YOUR OBJECTIVE ->
Filter the records below down to lines containing "image".
## Start SUPPLIED INFORMATION
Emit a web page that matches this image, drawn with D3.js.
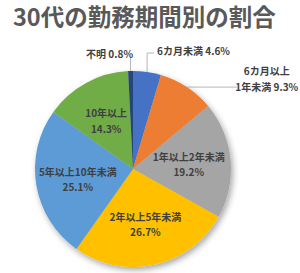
<!DOCTYPE html>
<html>
<head>
<meta charset="utf-8">
<script src="https://cdn.jsdelivr.net/npm/d3@7"></script>
<style>
  html, body { margin: 0; padding: 0; background: #fff; }
  svg { display: block; }
</style>
</head>
<body>
<div id="chart"></div>
<script>
// chart data
const title = "30代の勤務期間別の割合"
const categories = ["6カ月未満", "6カ月以上1年未満", "1年以上2年未満", "2年以上5年未満", "5年以上10年未満", "10年以上", "不明"]
const values = [4.6, 9.3, 19.2, 26.7, 25.1, 14.3, 0.8]
const labelLines = [
    ["6カ月未満 4.6%"],
    ["6カ月以上", "1年未満 9.3%"],
    ["1年以上2年未満", "19.2%"],
    ["2年以上5年未満", "26.7%"],
    ["5年以上10年未満", "25.1%"],
    ["10年以上", "14.3%"],
    ["不明 0.8%"]
]
const colors = ["#4472C4", "#ED7D31", "#A5A5A5", "#FFC000", "#5B9BD5", "#70AD47", "#264478"]

document.addEventListener("DOMContentLoaded", () => {
    let width = 300,
        height = 273
    let cx = 133, cy = 169, radius = 98
    let font = "'Noto Sans CJK JP', 'Noto Sans', sans-serif"

    let svg = d3.select("#chart")
        .append("svg")
        .attr("width", width)
        .attr("height", height)

    let defs = svg.append("defs")
    let shadow = defs.append("filter")
        .attr("id", "shadow")
        .attr("x", "-20%").attr("y", "-20%")
        .attr("width", "140%").attr("height", "140%")
    shadow.append("feDropShadow")
        .attr("dx", 2).attr("dy", 3)
        .attr("stdDeviation", 3)
        .attr("flood-color", "#000")
        .attr("flood-opacity", 0.35)

    svg.append("text")
        .attr("x", 13)
        .attr("y", 26)
        .attr("fill", "#595959")
        .attr("font-family", font)
        .attr("font-weight", "bold")
        .attr("font-size", 23.5)
        .text(title)

    let pie = d3.pie().sort(null).value(d => d)
    let arcs = pie(values)

    let arc = d3.arc().innerRadius(0).outerRadius(radius)
    let labelArc = d3.arc().innerRadius(56).outerRadius(56)
    let edgeArc = d3.arc().innerRadius(radius).outerRadius(radius)

    let g = svg.append("g")
        .attr("transform", `translate(${cx},${cy})`)

    g.append("g")
        .attr("filter", "url(#shadow)")
        .selectAll("path")
        .data(arcs)
        .enter().append("path")
        .attr("d", arc)
        .attr("fill", (d, i) => colors[i])

    // outside labels: leader line + text offsets relative to the slice edge
    let outside = {
        0: { leader: [[0, 0], [0, -19], [7, -19]], anchor: "start", dx: 10, dy: -22 },
        1: { leader: [[0, 0], [51, 0]], anchor: "middle", dx: 80, dy: -9 },
        6: { leader: [[0, 0], [0, -13]], anchor: "end", dx: 2.5, dy: -18 }
    }
    let lineH = 15.5

    let labels = g.append("g")
        .attr("font-family", font)
        .attr("font-weight", "bold")
        .attr("font-size", 10)
        .attr("fill", "#404040")

    arcs.forEach((d, i) => {
        let lines = labelLines[i]
        let x, y, anchor
        if (outside[i]) {
            let o = outside[i]
            let [ex, ey] = edgeArc.centroid(d)
            g.append("path")
                .attr("d", d3.line()(o.leader.map(p => [ex + p[0], ey + p[1]])))
                .attr("fill", "none")
                .attr("stroke", "#a6a6a6")
                .attr("stroke-width", 0.8)
            x = ex + o.dx
            y = ey + o.dy
            anchor = o.anchor
        } else {
            [x, y] = labelArc.centroid(d)
            anchor = "middle"
        }
        let t = labels.append("text")
            .attr("text-anchor", anchor)
            .attr("dominant-baseline", "central")
        lines.forEach((s, k) => {
            t.append("tspan")
                .attr("x", x)
                .attr("y", y + (k - (lines.length - 1) / 2) * lineH)
                .text(s)
        })
    })
})
</script>
</body>
</html>
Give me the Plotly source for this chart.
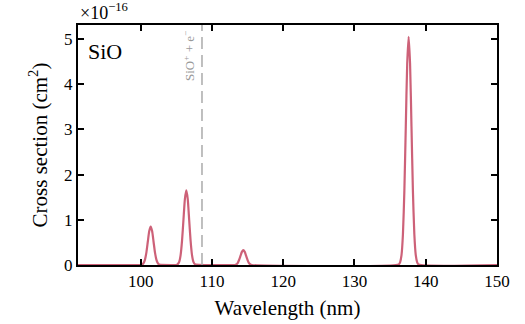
import plotly.graph_objects as go

# Cross-section profile of SiO (units of 1e-16 cm^2) vs wavelength (nm)
wavelength = [
    91.2, 99.8,
    99.8, 100.0, 100.2, 100.4, 100.6, 100.8, 101.0, 101.2, 101.4, 101.6, 101.8, 102.0, 102.2, 102.4, 102.6,
    104.8, 105.0, 105.2, 105.4, 105.6, 105.8, 106.0, 106.2, 106.4, 106.6, 106.8, 107.0, 107.2, 107.4, 107.6,
    112.8, 113.0, 113.2, 113.4, 113.6, 113.8, 114.0, 114.2, 114.4, 114.6, 114.8, 115.0, 115.2, 115.4, 115.6,
    136.2, 136.4, 136.6, 136.8, 137.0, 137.2, 137.4, 137.6, 137.8, 138.0, 138.2, 138.4, 138.6, 138.8, 139.0,
    150.0,
]
cross_section = [
    0.0, 0.0,
    0.00, 0.00, 0.01, 0.04, 0.12, 0.28, 0.52, 0.75, 0.85, 0.75, 0.52, 0.28, 0.12, 0.04, 0.01,
    0.00, 0.00, 0.02, 0.07, 0.22, 0.54, 1.00, 1.46, 1.65, 1.46, 1.00, 0.54, 0.22, 0.07, 0.02,
    0.00, 0.00, 0.00, 0.01, 0.04, 0.11, 0.20, 0.29, 0.33, 0.29, 0.20, 0.11, 0.04, 0.01, 0.00,
    0.01, 0.06, 0.22, 0.68, 1.64, 3.06, 4.46, 5.05, 4.46, 3.06, 1.64, 0.68, 0.22, 0.06, 0.01,
    0.0,
]
ionization_nm = 108.6
x_ticks = [100, 110, 120, 130, 140, 150]
y_ticks = [0, 1, 2, 3, 4, 5]

serif = "Liberation Serif, DejaVu Serif, serif"

fig = go.Figure()
fig.add_trace(go.Scatter(
    x=wavelength, y=cross_section, mode="lines",
    line=dict(color="rgba(200,80,105,0.9)", width=2.2, shape="spline", smoothing=0.6),
    hoverinfo="skip", showlegend=False,
))

fig.add_shape(type="line", xref="x", yref="paper", x0=ionization_nm, x1=ionization_nm,
              y0=0, y1=1, line=dict(color="#aaaaaa", width=1.5, dash="12px,6px"))
fig.add_annotation(x=ionization_nm, xref="x", y=1, yref="paper", xanchor="right", yanchor="top",
                   xshift=-3, yshift=-4, text="SiO<sup>+</sup> + e<sup>−</sup>", textangle=-90,
                   showarrow=False, font=dict(family=serif, size=13, color="#999999"))
fig.add_annotation(x=0.02, xref="paper", y=0.95, yref="paper", xanchor="left", yanchor="top",
                   text="SiO", showarrow=False, font=dict(family=serif, size=22, color="black"))
fig.add_annotation(x=0, xref="paper", y=1, yref="paper", xanchor="left", yanchor="bottom",
                   yshift=0, text="×10<sup>−16</sup>", showarrow=False,
                   font=dict(family=serif, size=18, color="black"))

axis_common = dict(
    showline=True, linecolor="black", linewidth=2, mirror="allticks",
    ticks="inside", ticklen=6, tickwidth=1.5, tickcolor="black",
    showgrid=False, zeroline=False, automargin=False,
    tickfont=dict(family=serif, size=17, color="black"),
)
fig.update_xaxes(range=[91.2, 150], tickvals=x_ticks,
                 title=dict(text="Wavelength (nm)", font=dict(family=serif, size=21, color="black"),
                            standoff=10),
                 **axis_common)
fig.update_yaxes(range=[0, 5.31], tickvals=y_ticks,
                 title=dict(text="Cross section (cm<sup>2</sup>)",
                            font=dict(family=serif, size=21, color="black"), standoff=11),
                 **axis_common)

fig.update_layout(
    width=525, height=324,
    margin=dict(l=78, r=28, t=25, b=59),
    paper_bgcolor="white", plot_bgcolor="white",
)

fig.write_html("out.html")
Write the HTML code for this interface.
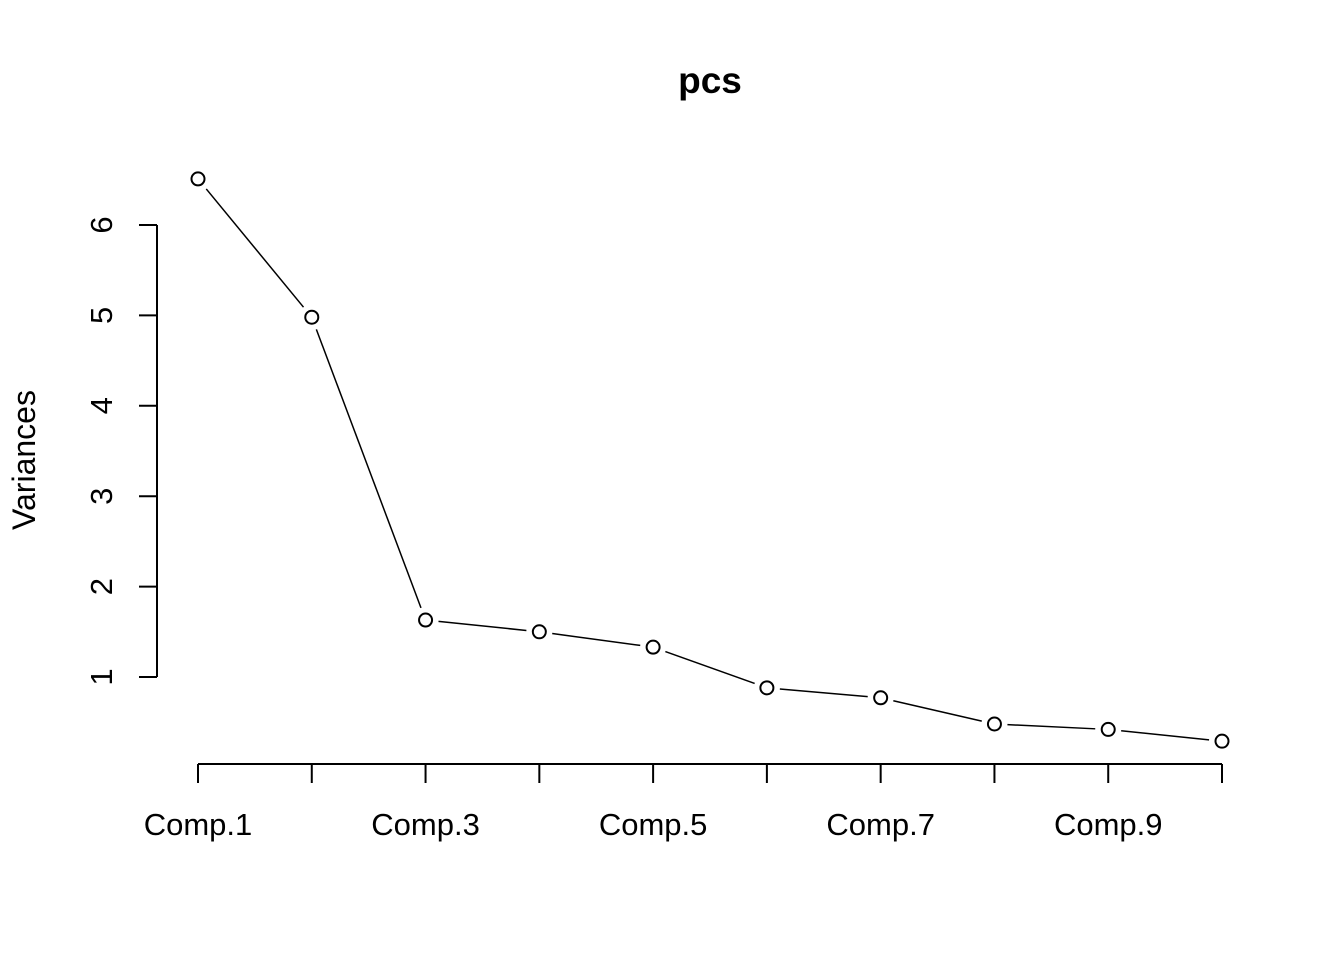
<!DOCTYPE html>
<html><head><meta charset="utf-8"><style>
html,body{margin:0;padding:0;background:#fff;}
svg{display:block;font-family:"Liberation Sans",Arial,sans-serif;}
</style></head><body>
<svg id="chart" width="1344" height="960" viewBox="0 0 1344 960" xmlns="http://www.w3.org/2000/svg">
<text x="710" y="93" text-anchor="middle" font-size="37" font-weight="bold">pcs</text>
<text transform="translate(35,460) rotate(-90)" text-anchor="middle" font-size="32">Variances</text>
<g id="axes"></g>
<g id="marks"></g>
</svg>
<script>
const categories = ["Comp.1","Comp.2","Comp.3","Comp.4","Comp.5","Comp.6","Comp.7","Comp.8","Comp.9","Comp.10"];
const variances = [6.51, 4.98, 1.63, 1.50, 1.33, 0.88, 0.77, 0.48, 0.42, 0.29];
const yTicks = [1, 2, 3, 4, 5, 6];
const xLabelIdx = [0, 2, 4, 6, 8];

const NS = "http://www.w3.org/2000/svg";
const xScale = i => 198 + i * (1222 - 198) / (categories.length - 1);
const yScale = v => 677 - (v - 1) * (677 - 225) / 5;
function mk(tag, attrs, parent){const e=document.createElementNS(NS,tag);for(const k in attrs)e.setAttribute(k,attrs[k]);parent.appendChild(e);return e;}
const axes=document.getElementById('axes'), marks=document.getElementById('marks');
const st={stroke:"#000","stroke-width":2,fill:"none"};

let yl=mk('line',Object.assign({x1:157,x2:157,y1:yScale(yTicks[0]),y2:yScale(yTicks[yTicks.length-1])},st),axes);


yTicks.forEach(t=>{
  const y=yScale(t);
  const tk=mk('line',Object.assign({x1:139,x2:157,y1:y,y2:y},st),axes);
  
  
  const tx=mk('text',{transform:`translate(112,${y}) rotate(-90)`,"text-anchor":"middle","font-size":"31"},axes);
  tx.textContent=t;
  
  
});
let xl=mk('line',Object.assign({x1:xScale(0),x2:xScale(categories.length-1),y1:764,y2:764},st),axes);


categories.forEach((c,i)=>{
  const x=xScale(i);
  const tk=mk('line',Object.assign({x1:x,x2:x,y1:764,y2:783},st),axes);
  
  
});
xLabelIdx.forEach(i=>{
  const tx=mk('text',{x:xScale(i),y:835,"text-anchor":"middle","font-size":"31"},axes);
  tx.textContent=categories[i];
  
  
});
const gap=13;
for(let i=0;i<variances.length-1;i++){
  const x1=xScale(i),y1=yScale(variances[i]),x2=xScale(i+1),y2=yScale(variances[i+1]);
  const d=Math.hypot(x2-x1,y2-y1),ux=(x2-x1)/d,uy=(y2-y1)/d;
  const l=mk('line',Object.assign({x1:x1+ux*gap,y1:y1+uy*gap,x2:x2-ux*gap,y2:y2-uy*gap},st),marks);
  l.setAttribute('stroke-width',1.5);
  
  
}
variances.forEach((v,i)=>{
  const c=mk('circle',Object.assign({cx:xScale(i),cy:yScale(v),r:6.5},st),marks);
  
  
});
</script>
</body></html>
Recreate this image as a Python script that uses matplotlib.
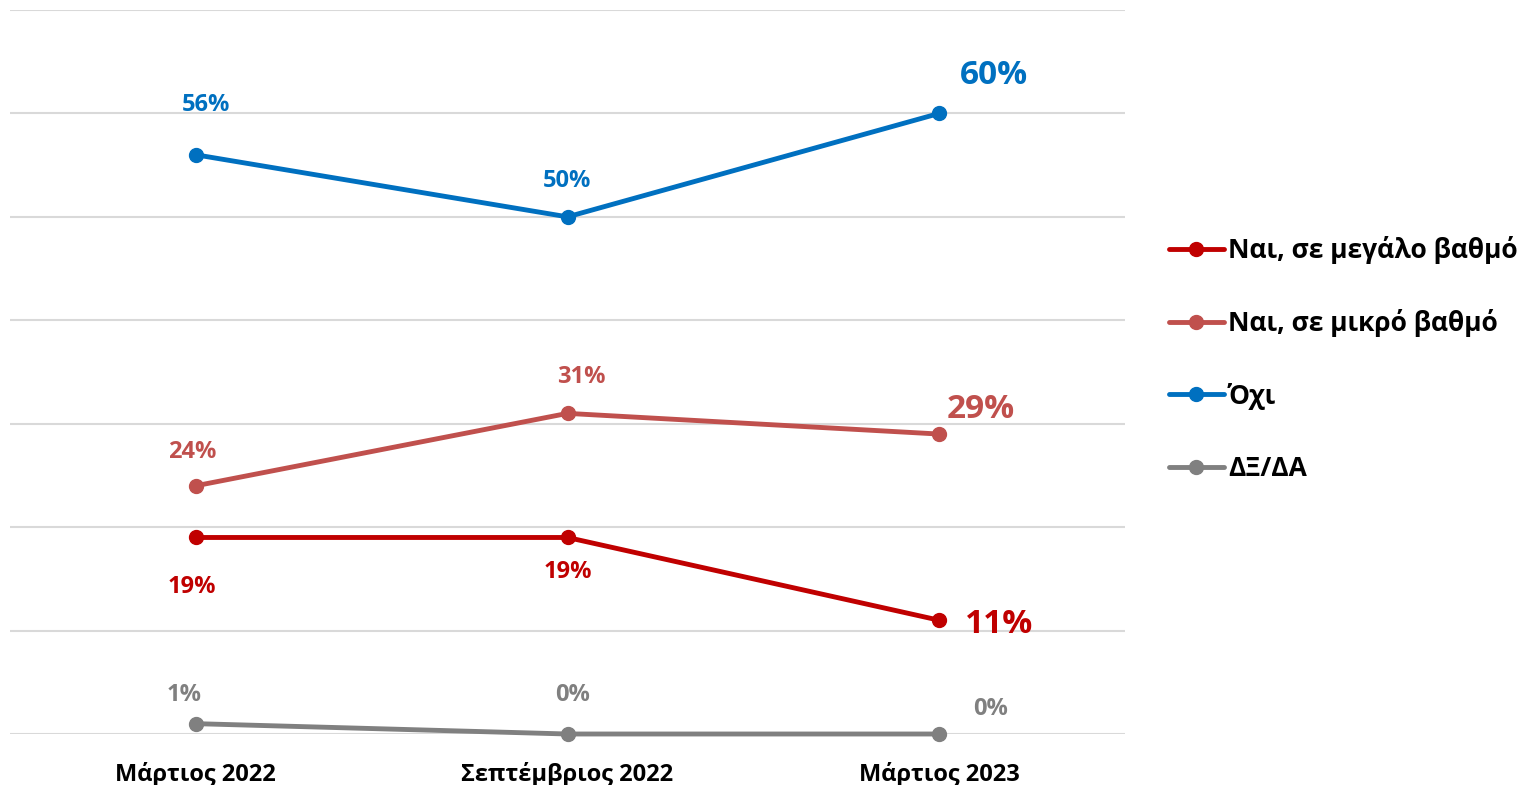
## End SUPPLIED INFORMATION
FINISHED EXERCISE ->
Emit a web page that matches this image, drawn with D3.js.
Recreate this image as a Python script that uses matplotlib.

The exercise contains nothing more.